## Exercise goal
Would you quote the material below in full and unchanged?

## Data block

= = =

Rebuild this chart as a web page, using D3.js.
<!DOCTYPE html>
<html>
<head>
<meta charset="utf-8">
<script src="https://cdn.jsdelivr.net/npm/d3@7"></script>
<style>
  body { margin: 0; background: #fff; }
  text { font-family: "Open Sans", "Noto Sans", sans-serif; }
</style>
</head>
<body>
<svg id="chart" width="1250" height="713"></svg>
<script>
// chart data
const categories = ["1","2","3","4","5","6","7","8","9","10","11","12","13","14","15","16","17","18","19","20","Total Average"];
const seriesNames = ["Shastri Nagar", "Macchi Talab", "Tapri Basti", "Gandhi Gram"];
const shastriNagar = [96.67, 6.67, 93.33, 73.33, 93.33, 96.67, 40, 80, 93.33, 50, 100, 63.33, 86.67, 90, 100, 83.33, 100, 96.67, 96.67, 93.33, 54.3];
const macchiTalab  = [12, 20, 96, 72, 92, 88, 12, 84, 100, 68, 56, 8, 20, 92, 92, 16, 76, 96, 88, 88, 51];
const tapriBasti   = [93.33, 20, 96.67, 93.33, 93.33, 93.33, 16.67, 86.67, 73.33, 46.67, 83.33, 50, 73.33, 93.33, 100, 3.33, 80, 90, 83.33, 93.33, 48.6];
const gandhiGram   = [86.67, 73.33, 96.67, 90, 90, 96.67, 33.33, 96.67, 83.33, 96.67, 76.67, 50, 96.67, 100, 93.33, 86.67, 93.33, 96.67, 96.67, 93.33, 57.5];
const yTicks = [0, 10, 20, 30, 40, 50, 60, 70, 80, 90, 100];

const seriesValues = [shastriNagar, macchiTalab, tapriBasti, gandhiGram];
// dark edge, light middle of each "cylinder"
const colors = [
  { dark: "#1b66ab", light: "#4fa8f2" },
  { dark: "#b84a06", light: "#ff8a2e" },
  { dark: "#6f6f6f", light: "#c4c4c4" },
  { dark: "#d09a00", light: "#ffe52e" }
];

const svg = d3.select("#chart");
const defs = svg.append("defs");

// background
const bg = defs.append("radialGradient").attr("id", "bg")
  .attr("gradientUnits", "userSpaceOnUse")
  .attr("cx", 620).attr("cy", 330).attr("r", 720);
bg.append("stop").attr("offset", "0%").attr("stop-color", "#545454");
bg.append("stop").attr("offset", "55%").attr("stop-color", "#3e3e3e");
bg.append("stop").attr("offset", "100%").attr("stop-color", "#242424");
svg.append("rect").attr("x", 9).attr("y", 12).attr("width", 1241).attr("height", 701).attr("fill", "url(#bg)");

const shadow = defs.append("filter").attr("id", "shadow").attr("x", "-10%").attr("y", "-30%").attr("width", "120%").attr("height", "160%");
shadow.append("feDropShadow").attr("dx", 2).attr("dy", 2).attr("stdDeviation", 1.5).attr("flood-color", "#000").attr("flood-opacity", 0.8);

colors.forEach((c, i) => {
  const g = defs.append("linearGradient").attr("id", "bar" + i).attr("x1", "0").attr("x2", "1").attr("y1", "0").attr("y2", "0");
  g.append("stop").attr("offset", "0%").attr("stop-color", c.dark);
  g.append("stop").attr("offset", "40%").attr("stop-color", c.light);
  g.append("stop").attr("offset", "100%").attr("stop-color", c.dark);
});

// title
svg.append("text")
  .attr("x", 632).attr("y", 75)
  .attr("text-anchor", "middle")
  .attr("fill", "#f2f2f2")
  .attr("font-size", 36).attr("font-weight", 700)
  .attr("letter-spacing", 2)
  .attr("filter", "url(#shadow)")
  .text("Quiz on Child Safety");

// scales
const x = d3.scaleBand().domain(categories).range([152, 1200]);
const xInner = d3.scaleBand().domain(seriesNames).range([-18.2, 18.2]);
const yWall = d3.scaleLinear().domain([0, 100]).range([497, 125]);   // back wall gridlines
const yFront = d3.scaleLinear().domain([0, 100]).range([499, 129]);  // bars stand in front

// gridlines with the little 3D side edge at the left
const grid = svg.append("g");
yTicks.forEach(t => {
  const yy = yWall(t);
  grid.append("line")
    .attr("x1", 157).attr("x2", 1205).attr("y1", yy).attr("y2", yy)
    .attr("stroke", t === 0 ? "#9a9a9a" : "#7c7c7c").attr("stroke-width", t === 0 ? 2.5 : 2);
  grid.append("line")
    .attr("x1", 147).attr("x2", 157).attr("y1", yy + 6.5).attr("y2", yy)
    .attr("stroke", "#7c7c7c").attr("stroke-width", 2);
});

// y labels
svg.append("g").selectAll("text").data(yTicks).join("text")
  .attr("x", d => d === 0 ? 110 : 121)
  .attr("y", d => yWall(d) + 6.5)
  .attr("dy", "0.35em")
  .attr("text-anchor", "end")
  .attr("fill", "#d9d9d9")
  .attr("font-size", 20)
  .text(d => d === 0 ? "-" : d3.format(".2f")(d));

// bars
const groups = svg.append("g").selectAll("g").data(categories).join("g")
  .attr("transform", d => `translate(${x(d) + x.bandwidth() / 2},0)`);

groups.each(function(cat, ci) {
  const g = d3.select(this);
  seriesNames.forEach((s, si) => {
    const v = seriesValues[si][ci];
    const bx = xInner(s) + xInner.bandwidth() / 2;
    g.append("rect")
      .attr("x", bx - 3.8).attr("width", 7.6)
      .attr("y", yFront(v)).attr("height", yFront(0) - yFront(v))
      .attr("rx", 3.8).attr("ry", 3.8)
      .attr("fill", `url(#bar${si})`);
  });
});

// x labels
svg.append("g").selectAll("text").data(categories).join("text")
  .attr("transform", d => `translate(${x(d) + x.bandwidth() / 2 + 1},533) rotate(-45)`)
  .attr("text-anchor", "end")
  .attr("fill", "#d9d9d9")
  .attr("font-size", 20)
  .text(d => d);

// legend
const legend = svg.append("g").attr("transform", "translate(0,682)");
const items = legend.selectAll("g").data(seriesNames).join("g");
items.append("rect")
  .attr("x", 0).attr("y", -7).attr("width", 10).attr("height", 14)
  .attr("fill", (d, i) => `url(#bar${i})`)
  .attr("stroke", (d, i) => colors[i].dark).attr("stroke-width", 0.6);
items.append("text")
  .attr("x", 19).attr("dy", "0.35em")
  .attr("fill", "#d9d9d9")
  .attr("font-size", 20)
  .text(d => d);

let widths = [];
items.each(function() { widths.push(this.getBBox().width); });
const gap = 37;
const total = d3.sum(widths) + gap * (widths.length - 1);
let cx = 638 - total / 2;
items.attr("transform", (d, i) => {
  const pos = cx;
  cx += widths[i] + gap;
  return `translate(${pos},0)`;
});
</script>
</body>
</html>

= = =

## Exercise solution
Rebuild this chart as a web page, using D3.js.
<!DOCTYPE html>
<html>
<head>
<meta charset="utf-8">
<script src="https://cdn.jsdelivr.net/npm/d3@7"></script>
<style>
  body { margin: 0; background: #fff; }
  text { font-family: "Open Sans", "Noto Sans", sans-serif; }
</style>
</head>
<body>
<svg id="chart" width="1250" height="713"></svg>
<script>
// chart data
const categories = ["1","2","3","4","5","6","7","8","9","10","11","12","13","14","15","16","17","18","19","20","Total Average"];
const seriesNames = ["Shastri Nagar", "Macchi Talab", "Tapri Basti", "Gandhi Gram"];
const shastriNagar = [96.67, 6.67, 93.33, 73.33, 93.33, 96.67, 40, 80, 93.33, 50, 100, 63.33, 86.67, 90, 100, 83.33, 100, 96.67, 96.67, 93.33, 54.3];
const macchiTalab  = [12, 20, 96, 72, 92, 88, 12, 84, 100, 68, 56, 8, 20, 92, 92, 16, 76, 96, 88, 88, 51];
const tapriBasti   = [93.33, 20, 96.67, 93.33, 93.33, 93.33, 16.67, 86.67, 73.33, 46.67, 83.33, 50, 73.33, 93.33, 100, 3.33, 80, 90, 83.33, 93.33, 48.6];
const gandhiGram   = [86.67, 73.33, 96.67, 90, 90, 96.67, 33.33, 96.67, 83.33, 96.67, 76.67, 50, 96.67, 100, 93.33, 86.67, 93.33, 96.67, 96.67, 93.33, 57.5];
const yTicks = [0, 10, 20, 30, 40, 50, 60, 70, 80, 90, 100];

const seriesValues = [shastriNagar, macchiTalab, tapriBasti, gandhiGram];
// dark edge, light middle of each "cylinder"
const colors = [
  { dark: "#1b66ab", light: "#4fa8f2" },
  { dark: "#b84a06", light: "#ff8a2e" },
  { dark: "#6f6f6f", light: "#c4c4c4" },
  { dark: "#d09a00", light: "#ffe52e" }
];

const svg = d3.select("#chart");
const defs = svg.append("defs");

// background
const bg = defs.append("radialGradient").attr("id", "bg")
  .attr("gradientUnits", "userSpaceOnUse")
  .attr("cx", 620).attr("cy", 330).attr("r", 720);
bg.append("stop").attr("offset", "0%").attr("stop-color", "#545454");
bg.append("stop").attr("offset", "55%").attr("stop-color", "#3e3e3e");
bg.append("stop").attr("offset", "100%").attr("stop-color", "#242424");
svg.append("rect").attr("x", 9).attr("y", 12).attr("width", 1241).attr("height", 701).attr("fill", "url(#bg)");

const shadow = defs.append("filter").attr("id", "shadow").attr("x", "-10%").attr("y", "-30%").attr("width", "120%").attr("height", "160%");
shadow.append("feDropShadow").attr("dx", 2).attr("dy", 2).attr("stdDeviation", 1.5).attr("flood-color", "#000").attr("flood-opacity", 0.8);

colors.forEach((c, i) => {
  const g = defs.append("linearGradient").attr("id", "bar" + i).attr("x1", "0").attr("x2", "1").attr("y1", "0").attr("y2", "0");
  g.append("stop").attr("offset", "0%").attr("stop-color", c.dark);
  g.append("stop").attr("offset", "40%").attr("stop-color", c.light);
  g.append("stop").attr("offset", "100%").attr("stop-color", c.dark);
});

// title
svg.append("text")
  .attr("x", 632).attr("y", 75)
  .attr("text-anchor", "middle")
  .attr("fill", "#f2f2f2")
  .attr("font-size", 36).attr("font-weight", 700)
  .attr("letter-spacing", 2)
  .attr("filter", "url(#shadow)")
  .text("Quiz on Child Safety");

// scales
const x = d3.scaleBand().domain(categories).range([152, 1200]);
const xInner = d3.scaleBand().domain(seriesNames).range([-18.2, 18.2]);
const yWall = d3.scaleLinear().domain([0, 100]).range([497, 125]);   // back wall gridlines
const yFront = d3.scaleLinear().domain([0, 100]).range([499, 129]);  // bars stand in front

// gridlines with the little 3D side edge at the left
const grid = svg.append("g");
yTicks.forEach(t => {
  const yy = yWall(t);
  grid.append("line")
    .attr("x1", 157).attr("x2", 1205).attr("y1", yy).attr("y2", yy)
    .attr("stroke", t === 0 ? "#9a9a9a" : "#7c7c7c").attr("stroke-width", t === 0 ? 2.5 : 2);
  grid.append("line")
    .attr("x1", 147).attr("x2", 157).attr("y1", yy + 6.5).attr("y2", yy)
    .attr("stroke", "#7c7c7c").attr("stroke-width", 2);
});

// y labels
svg.append("g").selectAll("text").data(yTicks).join("text")
  .attr("x", d => d === 0 ? 110 : 121)
  .attr("y", d => yWall(d) + 6.5)
  .attr("dy", "0.35em")
  .attr("text-anchor", "end")
  .attr("fill", "#d9d9d9")
  .attr("font-size", 20)
  .text(d => d === 0 ? "-" : d3.format(".2f")(d));

// bars
const groups = svg.append("g").selectAll("g").data(categories).join("g")
  .attr("transform", d => `translate(${x(d) + x.bandwidth() / 2},0)`);

groups.each(function(cat, ci) {
  const g = d3.select(this);
  seriesNames.forEach((s, si) => {
    const v = seriesValues[si][ci];
    const bx = xInner(s) + xInner.bandwidth() / 2;
    g.append("rect")
      .attr("x", bx - 3.8).attr("width", 7.6)
      .attr("y", yFront(v)).attr("height", yFront(0) - yFront(v))
      .attr("rx", 3.8).attr("ry", 3.8)
      .attr("fill", `url(#bar${si})`);
  });
});

// x labels
svg.append("g").selectAll("text").data(categories).join("text")
  .attr("transform", d => `translate(${x(d) + x.bandwidth() / 2 + 1},533) rotate(-45)`)
  .attr("text-anchor", "end")
  .attr("fill", "#d9d9d9")
  .attr("font-size", 20)
  .text(d => d);

// legend
const legend = svg.append("g").attr("transform", "translate(0,682)");
const items = legend.selectAll("g").data(seriesNames).join("g");
items.append("rect")
  .attr("x", 0).attr("y", -7).attr("width", 10).attr("height", 14)
  .attr("fill", (d, i) => `url(#bar${i})`)
  .attr("stroke", (d, i) => colors[i].dark).attr("stroke-width", 0.6);
items.append("text")
  .attr("x", 19).attr("dy", "0.35em")
  .attr("fill", "#d9d9d9")
  .attr("font-size", 20)
  .text(d => d);

let widths = [];
items.each(function() { widths.push(this.getBBox().width); });
const gap = 37;
const total = d3.sum(widths) + gap * (widths.length - 1);
let cx = 638 - total / 2;
items.attr("transform", (d, i) => {
  const pos = cx;
  cx += widths[i] + gap;
  return `translate(${pos},0)`;
});
</script>
</body>
</html>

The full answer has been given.